Sunday, November 13, 2005

Burnt-out cars in Paris: didn't anyone see it coming?

Last year, I had an interesting conversation with a young Harvard-educated lawyer from Cameroun. He was the son of a famous politician, but decided to shuck the comforts of his father's political legacy and try to make it on his own in the world.

His first stop after his Harvard doctor of jurisprudence degree was Paris, where he tried to enter the corporate world on the strength of his qualifications. He said, "the racism is so subtle. They'll never tell you that they won't hire you because you're black, but it's obvious because...look at my qualifications". Yet, despite the protests of his family to come back home, he went to the US, where the situation wasn't much better. He ended up in Australia doing more research and becoming even more over-qualified.

That conversation took place a year ago, and I think that it's why I wasn't so shocked at the Paris riots. From what this young man had told me, I felt that France had it coming.

The roots of the French riots, as reported by Peter Ford of the Christian Science Monitor, is based on this unspoken but deeply felt social division based on nationality and ethnicity. When I read of a social experiment into the problem, I recalled the Barbara Gloudon/Antoinette Haughton-Cardenas talk show conversations, in which people would complain about how they could not get jobs because of their addresses in certain Kingston communities.

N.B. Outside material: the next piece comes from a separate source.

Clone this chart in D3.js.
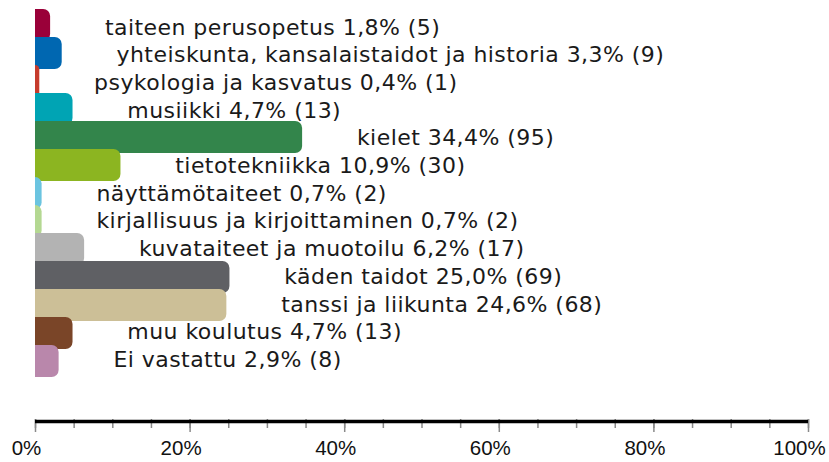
<!DOCTYPE html>
<html>
<head>
<meta charset="utf-8">
<script src="https://cdn.jsdelivr.net/npm/d3@7"></script>
<style>
  body { margin: 0; background: #fff; }
</style>
</head>
<body>
<div id="chart"></div>
<script>
// data
var categories = [
  "taiteen perusopetus",
  "yhteiskunta, kansalaistaidot ja historia",
  "psykologia ja kasvatus",
  "musiikki",
  "kielet",
  "tietotekniikka",
  "näyttämötaiteet",
  "kirjallisuus ja kirjoittaminen",
  "kuvataiteet ja muotoilu",
  "käden taidot",
  "tanssi ja liikunta",
  "muu koulutus",
  "Ei vastattu"
];
var percents = [1.8, 3.3, 0.4, 4.7, 34.4, 10.9, 0.7, 0.7, 6.2, 25.0, 24.6, 4.7, 2.9];
var counts = [5, 9, 1, 13, 95, 30, 2, 2, 17, 69, 68, 13, 8];
var colors = ["#9a0039", "#0067b1", "#c63b2c", "#00a4b4", "#33854b", "#8cb521",
              "#6bc4e0", "#b4d892", "#b3b3b3", "#5f6064", "#ccbf97", "#7a4528", "#b987ab"];
var tickValues = [0, 20, 40, 60, 80, 100];

var width = 829;
var height = 462;

var svg = d3.select("#chart").append("svg")
    .attr("width", width)
    .attr("height", height);

var x = d3.scaleLinear().domain([0, 100]).range([35, 808]);

// bars overlap a little: step 28, height 32
var y = d3.scaleBand().domain(categories).range([9, 9 + 28 * 13]).padding(0);
var barH = 32;
var labelY = d3.scalePoint().domain(categories).range([34.5, 367]);

var rows = categories.map(function (c, i) {
  return { name: c, pct: percents[i], count: counts[i], color: colors[i] };
});

function barPath(d) {
  var x0 = x(0), x1 = x(d.pct) + 1.2, y0 = y(d.name), y1 = y0 + barH;
  var w = x1 - x0;
  var r = Math.min(7, w);
  return "M" + x0 + "," + y0 +
    "H" + (x1 - r) +
    "A" + r + "," + r + " 0 0 1 " + x1 + "," + (y0 + r) +
    "V" + (y1 - r) +
    "A" + r + "," + r + " 0 0 1 " + (x1 - r) + "," + y1 +
    "H" + x0 + "Z";
}

svg.selectAll("path.bar")
    .data(rows)
    .enter()
    .append("path")
    .attr("class", "bar")
    .attr("d", barPath)
    .attr("fill", function (d) { return d.color; });

svg.selectAll("text.label")
    .data(rows)
    .enter()
    .append("text")
    .attr("class", "label")
    .attr("x", function (d) { return x(d.pct) + 56; })
    .attr("y", function (d) { return labelY(d.name); })
    .attr("font-family", "DejaVu Sans, Verdana, sans-serif")
    .attr("font-size", "22px")
    .attr("letter-spacing", "0.45px")
    .attr("fill", "#1a1a1a")
    .text(function (d) {
      return d.name + " " + d.pct.toFixed(1).replace(".", ",") + "% (" + d.count + ")";
    });

// axis: minor ticks every 5%, major every 20%
var axisY = 419;

svg.append("g")
    .attr("transform", "translate(0," + axisY + ")")
    .call(d3.axisBottom(x).tickValues(d3.range(0, 101, 5)).tickSize(9).tickFormat(""))
    .call(function (g) {
      g.select(".domain").remove();
      g.selectAll(".tick line").attr("stroke", "#8a8a8a").attr("stroke-width", 1.5);
    });

svg.append("g")
    .attr("transform", "translate(0," + axisY + ")")
    .call(d3.axisBottom(x).tickValues(tickValues).tickSize(13).tickFormat(function (d) { return d + "%"; }))
    .call(function (g) {
      g.select(".domain").remove();
      g.selectAll(".tick line").attr("stroke", "#8a8a8a").attr("stroke-width", 1.5);
      g.selectAll(".tick text")
        .attr("y", 36)
        .attr("dy", 0)
        .attr("dx", -9)
        .attr("fill", "#111")
        .attr("font-family", "Liberation Sans, Arial, sans-serif")
        .attr("font-size", "20.5px");
    });

svg.append("line")
    .attr("x1", x(0))
    .attr("x2", x(100))
    .attr("y1", 421.5)
    .attr("y2", 421.5)
    .attr("stroke", "#000")
    .attr("stroke-width", 3.5);
</script>
</body>
</html>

One of my lecturers at university told me how his hospital would refuse to hire people from certain addresses in downtown Kingston because the employees would probably let their friends into the hospital for a robbing spree.

One evening, I was on my way home from a meeting with a group of diplomats and the head of a government agency, who was giving me a lift home, told me that he never imagined that a person who was doing a Master's at UWI would live in my neighbourhood. He advised me to move to Mona, as it would be a better fit for my image. Another man asked me to adjust my resume because the things I've achieved by the time I hit my mid-twenties didn't look possible for someone that came from my neighbourhood. To add injury to the insult, he asked me to open my mouth so he could stick his wet, clammy tongue down my throat.

These two people hurt my feelings by what they said, but felt justified. What do you do when older, powerful and more influential men tell you that you should be ashamed of where you live? Move out of your home? Find a rich boyfriend to pay your rent?

One of my former friends did the latter, because she had ended up being neighbours with a prince charming who rescued her from poverty and too much pride. She ended up aborting his baby and having a brawl with his wife, whom he has never divorced. He left her for her cousin, who he said was more "fun".

I also had a lot of pride, but I decided that I would leave Jamaica. In protest, I vowed I would never come back.

What was wrong with my address anyway? I came from a good neighbourhood but apparently it was too far from Jacks Hill, Smoky Vale and Cherry Gardens, where my friends resided.

Below is the section I picked up from the Christian Science monitor. Sounds just like what has been happening in Jamaica for so many years. We are ashamed of our poverty ("poverty sucks!" as Rolls Royce advert puts it), so instead of acting proactively to end the social injustice, like saying "no, it's not fair", we take what other people have. Sadly, we take innocent lives as the spoils of war.

You see, Jamaica, the world's murder capital is no different from Paris over the past two weeks. Pent up anger about social oppression has to be expressed somehow. In Jamaica, there is robbery, rape and murder. In Paris, young men burn cars and fight with the police. I wonder which actions will cause social change in the end?

"Working class suburbs have become ethnic ghettos," says Marc Cheb Sun, who edits "Respect," a magazine aimed mostly at young black and North African readers. "That is the origin of the problem." And it is not easy for even ambitious young people to break out if they come from a district with a bad reputation, as Jean-Francois Amadieu, a university professor who founded the "Discrimination Observatory" discovered in experiments over the past year.

He sent out fictitious applications for sales jobs, allegedly coming from six different sorts of applicant, ranging from a white male to a woman of North African origins, all with the same résumé.
Applicants writing from addresses known to be in "difficult" areas received half as many invitations to an interview as those from less notorious districts. The "North African" male candidate received five times fewer invitations than his white counterpart.